My day starts and ends in my cubicle.  My main source of life-support is coffee.  Before becoming a social worker I didn't drink caffeine.  That was back when I was young and stupid.  Caffeine is my friend, my lifeline, how I survive.  Okay... I'm being dramatic again...

But seriously, I have gotten quite creative at making custom office coffee blends.  This one consists of 1/2 packet of Swiss Miss mixed with a full cup of coffee.  Should I Pinterest that recipe?


This next picture I am quite proud of.  At this newest social work job I have my own tape dispenser.  Pish posh you might be saying.  In the land of social work resources are scarce.  I feel quite important that I have a tape dispenser AND a stapler {all my own} at this job.


So there you have it.  My cubicle.  Exciting right?

Sunday, October 14, 2012

Taking Care.

Yesterday Caleb was out of town.  I love spending time with my husband, but I also value the occasional opportunity to spend time alone.  I'm sure all you moms out there are vigorously shaking your heads in agreement.  Even though we don't yet have any little ones it is easy for me to see the value in having time without interruption to organize my thoughts.
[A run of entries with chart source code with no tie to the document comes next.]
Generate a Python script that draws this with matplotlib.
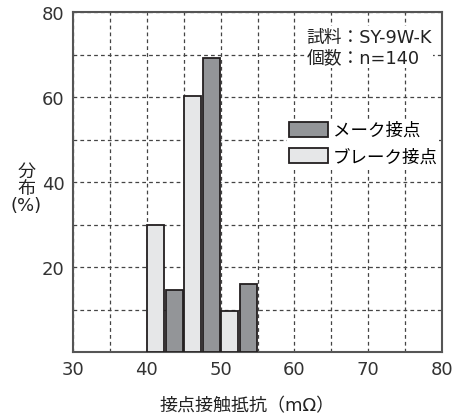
import matplotlib.pyplot as plt
import numpy as np
from matplotlib.patches import Patch

plt.rcParams['font.family'] = ['DejaVu Sans', 'Noto Sans CJK JP']

# resistance bins (mΩ), left edge of each bar
break_left = [40, 45, 50]
break_vals = [30.0, 60.3, 9.7]
make_left = [42.5, 47.5, 52.5]
make_vals = [14.6, 69.3, 16.1]

x_ticks = [30, 40, 50, 60, 70, 80]
y_ticks = [20, 40, 60, 80]

dark = '#939598'
light = '#e6e7e8'
edge = '#231f20'

fig = plt.figure(figsize=(4.67, 4.14), dpi=100)
ax = fig.add_axes([0.156, 0.147, 0.791, 0.821])

w = 2.3
ax.bar(np.array(break_left) + 0.1, break_vals, width=w, align='edge',
       color=light, edgecolor=edge, linewidth=1.3, zorder=3)
ax.bar(np.array(make_left) + 0.1, make_vals, width=w, align='edge',
       color=dark, edgecolor=edge, linewidth=1.3, zorder=3)

ax.set_xlim(30, 80)
ax.set_ylim(0, 80)
ax.set_xticks(x_ticks)
ax.set_yticks(y_ticks)
ax.set_xticks(np.arange(35, 80, 5), minor=True)
ax.set_yticks(np.arange(10, 80, 10), minor=True)
ax.tick_params(which='both', length=0, labelsize=13, colors='#333333', pad=6)
ax.grid(which='both', linestyle=(0, (3, 2.5)), color='#444444', linewidth=0.9, zorder=1)
for s in ax.spines.values():
    s.set_color('#555555')
    s.set_linewidth(1.5)

ax.text(0.632, 0.955, '試料：SY-9W-K\n個数：n=140', transform=ax.transAxes,
        fontsize=12.8, va='top', ha='left', color='#222222', linespacing=1.2,
        bbox=dict(facecolor='white', edgecolor='none', pad=1), zorder=4)

handles = [Patch(facecolor=dark, edgecolor=edge, linewidth=1.3, label='メーク接点'),
           Patch(facecolor=light, edgecolor=edge, linewidth=1.3, label='ブレーク接点')]
leg = ax.legend(handles=handles, loc='upper left', bbox_to_anchor=(0.58, 0.685),
                frameon=True, fancybox=False, fontsize=12.6, handlelength=2.25,
                handleheight=0.95, handletextpad=0.25, labelspacing=0.5,
                borderaxespad=0, borderpad=0.1)
leg.get_frame().set_facecolor('white')
leg.get_frame().set_edgecolor('none')
leg.get_frame().set_alpha(1)

fig.text(0.056, 0.543, '分\n布\n(%)', ha='center', va='center', fontsize=13,
         color='#222222', linespacing=0.95)
fig.text(0.53, 0.041, '接点接触抵抗（mΩ）', ha='center', va='top', fontsize=13,
         color='#222222')

fig.savefig('out.png', dpi=100)
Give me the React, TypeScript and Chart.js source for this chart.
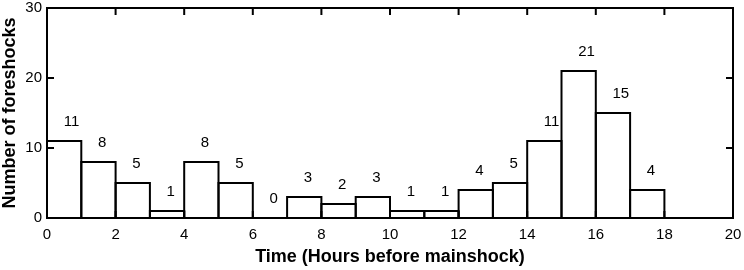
import React, { useEffect, useRef } from "react";
import { Chart, registerables } from "chart.js";

Chart.register(...registerables);

// Histogram bins (hours before mainshock), bin width 1 hour
const binStarts = [0, 1, 2, 3, 4, 5, 6, 7, 8, 9, 10, 11, 12, 13, 14, 15, 16, 17];
const counts = [11, 8, 5, 1, 8, 5, 0, 3, 2, 3, 1, 1, 4, 5, 11, 21, 15, 4];
// empty bin drawn without a count label
const emptyBinStarts = [18];
const emptyCounts = [0];

const xTickValues = [0, 2, 4, 6, 8, 10, 12, 14, 16, 18, 20];
const yTickValues = [0, 10, 20, 30];
const xTitle = "Time (Hours before mainshock)";
const yTitle = "Number of foreshocks";

const FONT = "'Liberation Sans', Arial, Helvetica, sans-serif";

const barOutlinePlugin = {
  id: "barOutline",
  afterDatasetsDraw(chart: any) {
    const ctx = chart.ctx;
    ctx.save();
    ctx.strokeStyle = "#000";
    ctx.lineWidth = 2;
    chart.data.datasets.forEach((ds: any, di: number) => {
      const meta = chart.getDatasetMeta(di);
      meta.data.forEach((el: any) => {
        const p = el.getProps(["x", "y", "base", "width"], true);
        ctx.strokeRect(p.x - p.width / 2, p.y, p.width, p.base - p.y);
      });
    });
    ctx.restore();
  },
};

const countLabelPlugin = {
  id: "countLabels",
  afterDatasetsDraw(chart: any) {
    const ctx = chart.ctx;
    const meta = chart.getDatasetMeta(0);
    ctx.save();
    ctx.fillStyle = "#000";
    ctx.font = `15px ${FONT}`;
    ctx.textAlign = "left";
    ctx.textBaseline = "middle";
    meta.data.forEach((el: any, i: number) => {
      const p = el.getProps(["x", "y"], true);
      ctx.fillText(String(counts[i]), p.x - 0.5, p.y - 19);
    });
    ctx.restore();
  },
};

const framePlugin = {
  id: "frame",
  afterDraw(chart: any) {
    const { ctx, chartArea } = chart;
    const { left, right, top, bottom } = chartArea;
    const xs = chart.scales.x;
    const ys = chart.scales.y;
    const tl = 7;
    ctx.save();
    ctx.strokeStyle = "#000";
    ctx.lineWidth = 2;
    ctx.strokeRect(left, top, right - left, bottom - top);
    ctx.beginPath();
    xTickValues.forEach((v) => {
      if (v <= 0 || v >= 20) return;
      const px = xs.getPixelForValue(v);
      ctx.moveTo(px, top);
      ctx.lineTo(px, top + tl);
      ctx.moveTo(px, bottom);
      ctx.lineTo(px, bottom - tl);
    });
    yTickValues.forEach((v) => {
      if (v <= 0 || v >= 30) return;
      const py = ys.getPixelForValue(v);
      ctx.moveTo(left, py);
      ctx.lineTo(left + tl, py);
      ctx.moveTo(right, py);
      ctx.lineTo(right - tl, py);
    });
    ctx.stroke();
    ctx.restore();
  },
};

export default function App() {
  const ref = useRef<HTMLCanvasElement | null>(null);
  useEffect(() => {
    if (!ref.current) return;
    const chart = new Chart(ref.current, {
      type: "bar",
      data: {
        datasets: [
          {
            data: binStarts.map((b, i) => ({ x: b + 0.5, y: counts[i] })),
            backgroundColor: "#fff",
            borderWidth: 0,
            barPercentage: 1,
            categoryPercentage: 1,
            grouped: false,
          },
          {
            data: emptyBinStarts.map((b, i) => ({ x: b + 0.5, y: emptyCounts[i] })),
            backgroundColor: "#fff",
            borderWidth: 0,
            barPercentage: 1,
            categoryPercentage: 1,
            grouped: false,
          },
        ],
      },
      options: {
        responsive: false,
        devicePixelRatio: 1,
        animation: false,
        layout: { padding: { top: 8, right: 11, left: 0, bottom: 0 } },
        plugins: {
          legend: { display: false },
          tooltip: { enabled: false },
          title: { display: false },
        },
        scales: {
          x: {
            type: "linear",
            min: 0,
            max: 20,
            offset: false,
            afterBuildTicks: (s: any) => {
              s.ticks = xTickValues.map((v) => ({ value: v }));
            },
            ticks: {
              color: "#000",
              font: { family: FONT, size: 15 },
              padding: 0,
              maxRotation: 0,
            },
            grid: { display: false, drawTicks: true, tickLength: 8, offset: false },
            border: { display: false },
            title: {
              display: true,
              text: xTitle,
              color: "#000",
              font: { family: FONT, size: 18, weight: "bold" },
              padding: { top: 0, bottom: 2 },
            },
            afterFit: (s: any) => {
              s.height = 52;
            },
          },
          y: {
            type: "linear",
            min: 0,
            max: 30,
            offset: false,
            afterBuildTicks: (s: any) => {
              s.ticks = yTickValues.map((v) => ({ value: v }));
            },
            ticks: {
              color: "#000",
              font: { family: FONT, size: 15, lineHeight: 1 },
              padding: 0,
            },
            grid: { display: false, drawTicks: true, tickLength: 5 },
            border: { display: false },
            title: {
              display: true,
              text: yTitle,
              color: "#000",
              font: { family: FONT, size: 18, weight: "bold", lineHeight: 1.1 },
              padding: { top: 0, bottom: 0 },
            },
            afterFit: (s: any) => {
              s.width = 47;
            },
          },
        },
      },
      plugins: [barOutlinePlugin, countLabelPlugin, framePlugin],
    });
    return () => chart.destroy();
  }, []);
  return (
    <div style={{ position: "absolute", left: 0, top: 0, width: 744, height: 270, background: "#fff" }}>
      <canvas ref={ref} width={744} height={270} style={{ display: "block" }} />
    </div>
  );
}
I love jumping in the car, rolling down the windows, and blasting a good song.  Those are some of my most treasured Perfect moments.  


So today I hopped in my car, played some Billy Joel, and drove to a new bakery that I had never visited.  I ordered a coffee and a sandwich and chose a window right in the sun.  Then I caught up on some letter writing {in case you have forgotten... letter writing involves real paper, a real pen, an envelope, and that medieval think called a stamp :)}.




I don't think we take enough time out of the week to take care of ourselves.  Whether its working full time, worrying about getting blog posts written, being a social worker {like me!}, or finding enough time to devote to our families, I think its important to realize that if we get stressed out everyone can tell.  Its like that example they give on the airplane... you have to put on your own oxygen mask first before you help your neighbor.  If you pass out then you can't help them.  If we aren't recharging our own batteries how will we be there for our client's/families/etc.   

This trip was so relaxing and so productive.  It left me feeling recharged and ready to take on the world {well, at least ready to go home and get some housework done}!  I have so many friends that are embarrassed to go places on their own.  Sitting in a restaurant or a movie theatre by myself is a real treat!  It makes me feel like taking care of myself is important.  And it is.

What do you do to take care of yourself?